Compute the mean or median absolute deviation (MAD) of the elements of x.

The mean absolute deviation is defined as

 
 mad = mean (abs (x - mean (x)))
 

The median absolute deviation is defined as

 
 mad = median (abs (x - median (x)))
 

If x is a vector, compute mad for each element in x. If x is an array the calculation is performed over the first non-singleton dimension.

mad excludes NaN values from calculation similar to using the omitnan option in var, mean, and median.

The optional argument opt determines whether mean or median absolute deviation is calculated. The default is 0 which corresponds to mean absolute deviation; a value of 1 corresponds to median absolute deviation. Passing an empty input [] defaults to mean absolute deviation (opt = 0).

The optional argument dim forces mad to operate along the specified dimension. Specifying any singleton dimension in x, including any dimension exceeding ndims (x), will result in an output of 0.

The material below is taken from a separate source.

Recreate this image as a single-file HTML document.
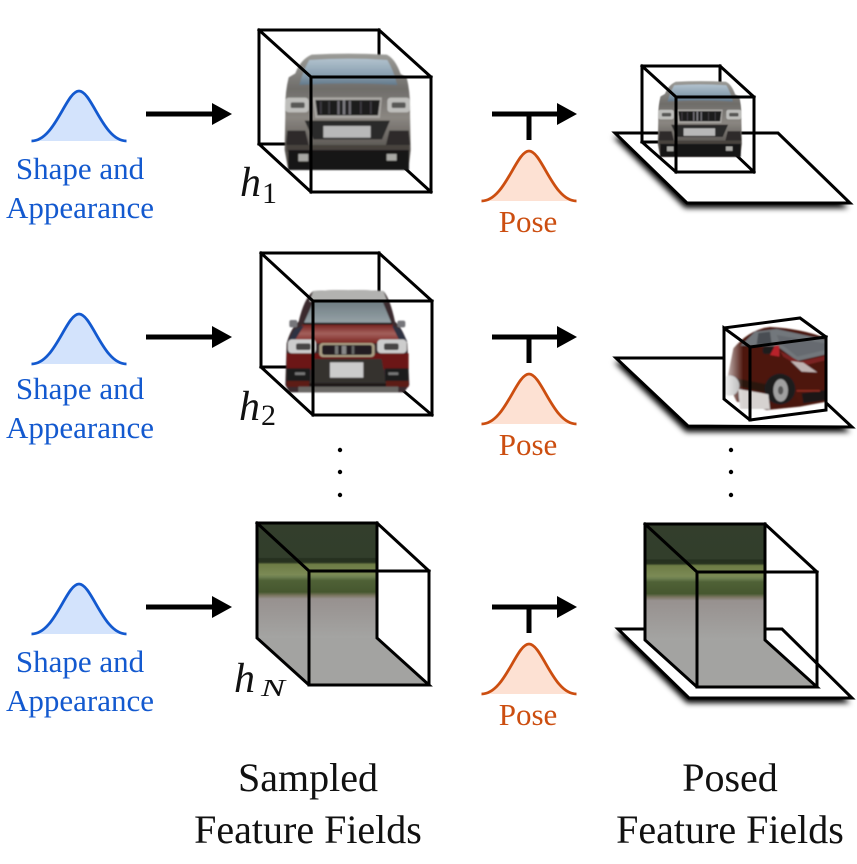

Specifying the dimension as vecdim, a vector of non-repeating dimensions, will return the mad over the array slice defined by vecdim. If vecdim indexes all dimensions of x, then it is equivalent to the option "all". Any dimension included in vecdim greater than ndims (x) is ignored.

Specifying the dimension as "all" will force mad to operate on all elements of x, and is equivalent to mad (x(:)).